[Instructions to follow]
Reproduce the listing below exactly, beginning with its first line and ending with the line that holds "(0,0) rectangle (532,673);"; pictures are not part of the copy.

[Dataset excerpt]

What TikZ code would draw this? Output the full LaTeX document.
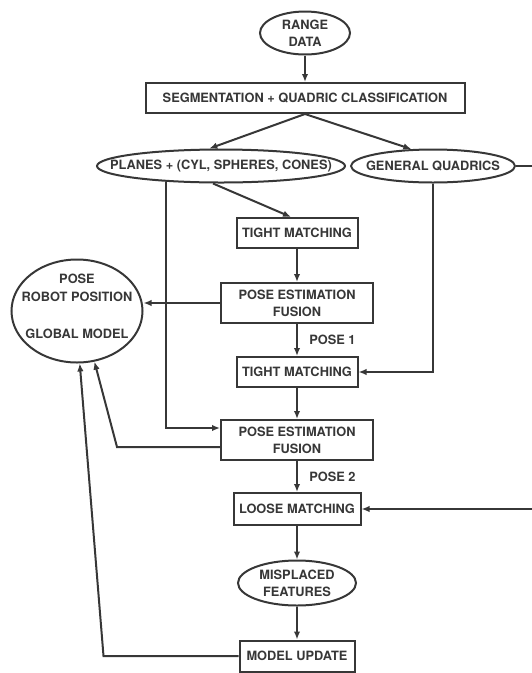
\documentclass[tikz,border=0pt]{standalone}
\usepackage{fontspec}
\setmainfont{TeX Gyre Heros}
\usepackage{tikz}
\usetikzlibrary{shapes,arrows.meta}
\definecolor{ink}{RGB}{55,55,55}

\begin{document}
\begin{tikzpicture}[x=1pt, y=-1pt, >={Latex[length=8pt,width=6.5pt]}, line width=2pt, color=ink,
    font=\fontsize{12.8}{17}\selectfont\bfseries,
    box/.style={rectangle, draw, inner sep=2pt, align=center},
    oval/.style={ellipse, draw, inner sep=0pt, align=center}]
        \useasboundingbox (0,0) rectangle (532,673);

        \node (range) [oval, minimum width=90pt, minimum height=43pt] at (305,33) {RANGE\\DATA};
        \node (seg) [box, below of=range, node distance=65pt, minimum width=319pt, minimum height=30pt] {SEGMENTATION + QUADRIC CLASSIFICATION};
        \node (planes) [oval, below of=seg, node distance=68pt, xshift=-84pt, minimum width=248pt, minimum height=33pt,
            label=center:{PLANES + (CYL, SPHERES, CONES)}] {};
        \node (gq) [oval, right of=planes, node distance=212pt, minimum width=164pt, minimum height=33pt,
            label=center:{GENERAL QUADRICS}] {};
        \node (tm1) [box, below of=seg, node distance=135pt, xshift=-8pt, minimum width=121pt, minimum height=30pt] {TIGHT MATCHING};
        \node (pef1) [box, below of=tm1, node distance=70pt, minimum width=152pt, minimum height=40pt] {POSE ESTIMATION\\FUSION};
        \node (pose) [oval, left of=pef1, node distance=220pt, yshift=-8pt, minimum width=131pt, minimum height=103pt,
            label={[align=center, yshift=5pt]center:POSE\\[1pt]ROBOT POSITION\\[20pt]GLOBAL MODEL}] {};
        \node (tm2) [box, below of=pef1, node distance=69pt, minimum width=121pt, minimum height=30pt] {TIGHT MATCHING};
        \node (pef2) [box, below of=tm2, node distance=68pt, minimum width=152pt, minimum height=40pt] {POSE ESTIMATION\\FUSION};
        \node (lm) [box, below of=pef2, node distance=69pt, minimum width=127pt, minimum height=32pt] {LOOSE MATCHING};
        \node (mis) [oval, below of=lm, node distance=74pt, minimum width=118pt, minimum height=45pt] {MISPLACED\\FEATURES};
        \node (mu) [box, below of=mis, node distance=73pt, minimum width=115pt, minimum height=31pt] {MODEL UPDATE};

        \draw [->] (range) -- (seg);
        \draw [->] (seg.south) -- (planes.124);
        \draw [->] (seg.south) -- (gq.142);
        \draw [->] ([xshift=-8pt]planes.south) -- ([xshift=-6pt]tm1.north);
        \draw [->] (tm1) -- (pef1);
        \draw [->] (pef1.west) -- (pose.east |- pef1.west);
        \draw [->] (pef1) -- (tm2)
            node [midway, right, xshift=8pt] {POSE 1};
        \draw [->] (tm2) -- (pef2);
        \draw [->] (pef2) -- (lm)
            node [midway, right, xshift=8pt] {POSE 2};
        \draw [->] (lm) -- (mis);
        \draw [->] (mis) -- (mu);

        % the side paths
        \draw [->] (planes.196) |- ([yshift=12pt]pef2.west);
        \draw [->] (gq.south) |- (tm2.east);
        \draw [->] (gq.east) -- ++(30,0) |- (lm.east);

        % feedback to the model
        \draw [->] ([yshift=-7pt]pef2.west) -- ++(-103,0) -- (pose.-71);
        \draw [->] (mu.west) -- ++(-135,0) -- (pose.-87);
    \end{tikzpicture}
\end{document}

[Solution for this problem]
What TikZ code would draw this? Output the full LaTeX document.
\documentclass[tikz,border=0pt]{standalone}
\usepackage{fontspec}
\setmainfont{TeX Gyre Heros}
\usepackage{tikz}
\usetikzlibrary{shapes,arrows.meta}
\definecolor{ink}{RGB}{55,55,55}

\begin{document}
\begin{tikzpicture}[x=1pt, y=-1pt, >={Latex[length=8pt,width=6.5pt]}, line width=2pt, color=ink,
    font=\fontsize{12.8}{17}\selectfont\bfseries,
    box/.style={rectangle, draw, inner sep=2pt, align=center},
    oval/.style={ellipse, draw, inner sep=0pt, align=center}]
        \useasboundingbox (0,0) rectangle (532,673);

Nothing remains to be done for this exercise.